TASK OBJECTIVE: Can you copy out the data exactly? Leave the images out.
○ ○ ○ ○
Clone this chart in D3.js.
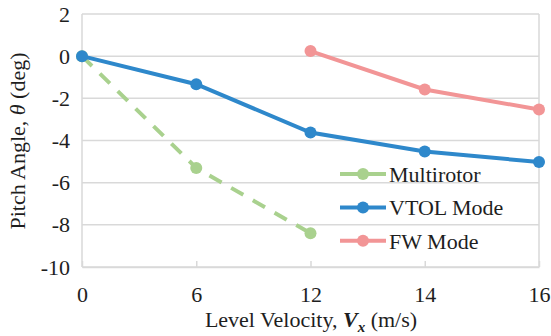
<!DOCTYPE html>
<html>
<head>
<meta charset="utf-8">
<script src="https://cdn.jsdelivr.net/npm/d3@7"></script>
<style>
  body { margin: 0; background: #fff; }
  text { font-family: "Liberation Serif", "Times New Roman", serif; fill: #1e1e1e; }
</style>
</head>
<body>
<div id="chart"></div>
<script>
"use strict";
// x categories (equally spaced in the original)
const speeds = ["0", "6", "12", "14", "16"];
const yTicks = [2, 0, -2, -4, -6, -8, -10];

const multirotor = [
    { x: "0", y: 0 },
    { x: "6", y: -5.3 },
    { x: "12", y: -8.4 }
];
const vtolMode = [
    { x: "0", y: 0 },
    { x: "6", y: -1.33 },
    { x: "12", y: -3.62 },
    { x: "14", y: -4.52 },
    { x: "16", y: -5.02 }
];
const fwMode = [
    { x: "12", y: 0.24 },
    { x: "14", y: -1.58 },
    { x: "16", y: -2.53 }
];

const series = [
    { name: "Multirotor", data: multirotor, color: "#a9d18e", dash: "14,11" },
    { name: "VTOL Mode", data: vtolMode, color: "#2e88cb", dash: null },
    { name: "FW Mode", data: fwMode, color: "#f29596", dash: null }
];

var width = 551, height = 336;
var margin = { top: 14, right: 12, bottom: 69, left: 82 };
var plotW = width - margin.left - margin.right;
var plotH = height - margin.top - margin.bottom;
const fontSize = "22px";

var svg = d3.select("#chart")
    .append("svg")
    .attr("width", width)
    .attr("height", height);

var g = svg.append("g")
    .attr("transform", `translate(${margin.left},${margin.top})`);

var xScale = d3.scalePoint().domain(speeds).range([0, plotW]);
var yScale = d3.scaleLinear().domain([-10, 2]).range([plotH, 0]);

const gridColor = "#d9d9d9";

// horizontal gridlines
g.append("g")
    .selectAll("line")
    .data(yTicks)
    .enter()
    .append("line")
    .attr("x1", 0)
    .attr("x2", plotW)
    .attr("y1", d => yScale(d))
    .attr("y2", d => yScale(d))
    .attr("stroke", gridColor)
    .attr("stroke-width", 1.5);

// frame (left and right edges)
g.append("line")
    .attr("x1", 0).attr("x2", 0)
    .attr("y1", 0).attr("y2", plotH)
    .attr("stroke", gridColor).attr("stroke-width", 1.5);
g.append("line")
    .attr("x1", plotW).attr("x2", plotW)
    .attr("y1", 0).attr("y2", plotH)
    .attr("stroke", gridColor).attr("stroke-width", 1.5);

// y axis labels (plain hyphen for negatives, like the original)
var yAxis = g.append("g")
    .call(d3.axisLeft(yScale).tickValues(yTicks).tickSize(0).tickPadding(12)
        .tickFormat(d => String(d)));
yAxis.select(".domain").remove();
yAxis.selectAll("text")
    .style("font-size", fontSize)
    .style("font-family", "Liberation Serif");

// x axis (ticks pointing inward)
var xAxis = g.append("g")
    .attr("transform", `translate(0,${plotH})`)
    .call(d3.axisBottom(xScale).tickSizeInner(-6).tickSizeOuter(0).tickPadding(19));
xAxis.select(".domain").attr("stroke", gridColor).attr("stroke-width", 1.5);
xAxis.selectAll(".tick line").attr("stroke", gridColor).attr("stroke-width", 1.5);
xAxis.selectAll("text")
    .style("font-size", fontSize)
    .style("font-family", "Liberation Serif")
    .attr("dy", "0.71em");

var line = d3.line()
    .x(d => xScale(d.x))
    .y(d => yScale(d.y));

series.forEach(function (s) {
    g.append("path")
        .datum(s.data)
        .attr("fill", "none")
        .attr("stroke", s.color)
        .attr("stroke-width", 4)
        .attr("stroke-dasharray", s.dash)
        .attr("d", line);
    g.selectAll(null)
        .data(s.data)
        .enter()
        .append("circle")
        .attr("cx", d => xScale(d.x))
        .attr("cy", d => yScale(d.y))
        .attr("r", 6)
        .attr("fill", s.color);
});

// legend
var legend = svg.append("g").attr("transform", "translate(340,174)");
series.forEach(function (s, i) {
    var row = legend.append("g").attr("transform", `translate(0,${i * 33.4})`);
    row.append("line")
        .attr("x1", 0).attr("x2", 46)
        .attr("stroke", s.color)
        .attr("stroke-width", 4);
    row.append("circle").attr("cx", 23).attr("r", 6).attr("fill", s.color);
    row.append("text")
        .attr("x", 49)
        .attr("dy", "0.35em")
        .style("font-size", fontSize)
        .text(s.name);
});

// axis titles
var xTitle = svg.append("text")
    .attr("x", 311)
    .attr("y", 327)
    .attr("text-anchor", "middle")
    .style("font-size", fontSize);
xTitle.append("tspan").text("Level Velocity, ");
xTitle.append("tspan").style("font-weight", "bold").style("font-style", "italic").text("V");
xTitle.append("tspan").style("font-weight", "bold").style("font-style", "italic")
    .style("font-size", "15px").attr("dy", 5).text("x");
xTitle.append("tspan").attr("dy", -5).text(" (m/s)");

var yTitle = svg.append("text")
    .attr("transform", "translate(25,141) rotate(-90)")
    .attr("text-anchor", "middle")
    .style("font-size", fontSize);
yTitle.append("tspan").text("Pitch Angle, ");
yTitle.append("tspan").style("font-style", "italic").text("θ");
yTitle.append("tspan").text(" (deg)");
</script>
</body>
</html>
○ ○ ○ ○
THE RESPONSE:
Clone this chart in D3.js.
<!DOCTYPE html>
<html>
<head>
<meta charset="utf-8">
<script src="https://cdn.jsdelivr.net/npm/d3@7"></script>
<style>
  body { margin: 0; background: #fff; }
  text { font-family: "Liberation Serif", "Times New Roman", serif; fill: #1e1e1e; }
</style>
</head>
<body>
<div id="chart"></div>
<script>
"use strict";
// x categories (equally spaced in the original)
const speeds = ["0", "6", "12", "14", "16"];
const yTicks = [2, 0, -2, -4, -6, -8, -10];

const multirotor = [
    { x: "0", y: 0 },
    { x: "6", y: -5.3 },
    { x: "12", y: -8.4 }
];
const vtolMode = [
    { x: "0", y: 0 },
    { x: "6", y: -1.33 },
    { x: "12", y: -3.62 },
    { x: "14", y: -4.52 },
    { x: "16", y: -5.02 }
];
const fwMode = [
    { x: "12", y: 0.24 },
    { x: "14", y: -1.58 },
    { x: "16", y: -2.53 }
];

const series = [
    { name: "Multirotor", data: multirotor, color: "#a9d18e", dash: "14,11" },
    { name: "VTOL Mode", data: vtolMode, color: "#2e88cb", dash: null },
    { name: "FW Mode", data: fwMode, color: "#f29596", dash: null }
];

var width = 551, height = 336;
var margin = { top: 14, right: 12, bottom: 69, left: 82 };
var plotW = width - margin.left - margin.right;
var plotH = height - margin.top - margin.bottom;
const fontSize = "22px";

var svg = d3.select("#chart")
    .append("svg")
    .attr("width", width)
    .attr("height", height);

var g = svg.append("g")
    .attr("transform", `translate(${margin.left},${margin.top})`);

var xScale = d3.scalePoint().domain(speeds).range([0, plotW]);
var yScale = d3.scaleLinear().domain([-10, 2]).range([plotH, 0]);

const gridColor = "#d9d9d9";

// horizontal gridlines
g.append("g")
    .selectAll("line")
    .data(yTicks)
    .enter()
    .append("line")
    .attr("x1", 0)
    .attr("x2", plotW)
    .attr("y1", d => yScale(d))
    .attr("y2", d => yScale(d))
    .attr("stroke", gridColor)
    .attr("stroke-width", 1.5);

// frame (left and right edges)
g.append("line")
    .attr("x1", 0).attr("x2", 0)
    .attr("y1", 0).attr("y2", plotH)
    .attr("stroke", gridColor).attr("stroke-width", 1.5);
g.append("line")
    .attr("x1", plotW).attr("x2", plotW)
    .attr("y1", 0).attr("y2", plotH)
    .attr("stroke", gridColor).attr("stroke-width", 1.5);

// y axis labels (plain hyphen for negatives, like the original)
var yAxis = g.append("g")
    .call(d3.axisLeft(yScale).tickValues(yTicks).tickSize(0).tickPadding(12)
        .tickFormat(d => String(d)));
yAxis.select(".domain").remove();
yAxis.selectAll("text")
    .style("font-size", fontSize)
    .style("font-family", "Liberation Serif");

// x axis (ticks pointing inward)
var xAxis = g.append("g")
    .attr("transform", `translate(0,${plotH})`)
    .call(d3.axisBottom(xScale).tickSizeInner(-6).tickSizeOuter(0).tickPadding(19));
xAxis.select(".domain").attr("stroke", gridColor).attr("stroke-width", 1.5);
xAxis.selectAll(".tick line").attr("stroke", gridColor).attr("stroke-width", 1.5);
xAxis.selectAll("text")
    .style("font-size", fontSize)
    .style("font-family", "Liberation Serif")
    .attr("dy", "0.71em");

var line = d3.line()
    .x(d => xScale(d.x))
    .y(d => yScale(d.y));

series.forEach(function (s) {
    g.append("path")
        .datum(s.data)
        .attr("fill", "none")
        .attr("stroke", s.color)
        .attr("stroke-width", 4)
        .attr("stroke-dasharray", s.dash)
        .attr("d", line);
    g.selectAll(null)
        .data(s.data)
        .enter()
        .append("circle")
        .attr("cx", d => xScale(d.x))
        .attr("cy", d => yScale(d.y))
        .attr("r", 6)
        .attr("fill", s.color);
});

// legend
var legend = svg.append("g").attr("transform", "translate(340,174)");
series.forEach(function (s, i) {
    var row = legend.append("g").attr("transform", `translate(0,${i * 33.4})`);
    row.append("line")
        .attr("x1", 0).attr("x2", 46)
        .attr("stroke", s.color)
        .attr("stroke-width", 4);
    row.append("circle").attr("cx", 23).attr("r", 6).attr("fill", s.color);
    row.append("text")
        .attr("x", 49)
        .attr("dy", "0.35em")
        .style("font-size", fontSize)
        .text(s.name);
});

// axis titles
var xTitle = svg.append("text")
    .attr("x", 311)
    .attr("y", 327)
    .attr("text-anchor", "middle")
    .style("font-size", fontSize);
xTitle.append("tspan").text("Level Velocity, ");
xTitle.append("tspan").style("font-weight", "bold").style("font-style", "italic").text("V");
xTitle.append("tspan").style("font-weight", "bold").style("font-style", "italic")
    .style("font-size", "15px").attr("dy", 5).text("x");
xTitle.append("tspan").attr("dy", -5).text(" (m/s)");

var yTitle = svg.append("text")
    .attr("transform", "translate(25,141) rotate(-90)")
    .attr("text-anchor", "middle")
    .style("font-size", fontSize);
yTitle.append("tspan").text("Pitch Angle, ");
yTitle.append("tspan").style("font-style", "italic").text("θ");
yTitle.append("tspan").text(" (deg)");
</script>
</body>
</html>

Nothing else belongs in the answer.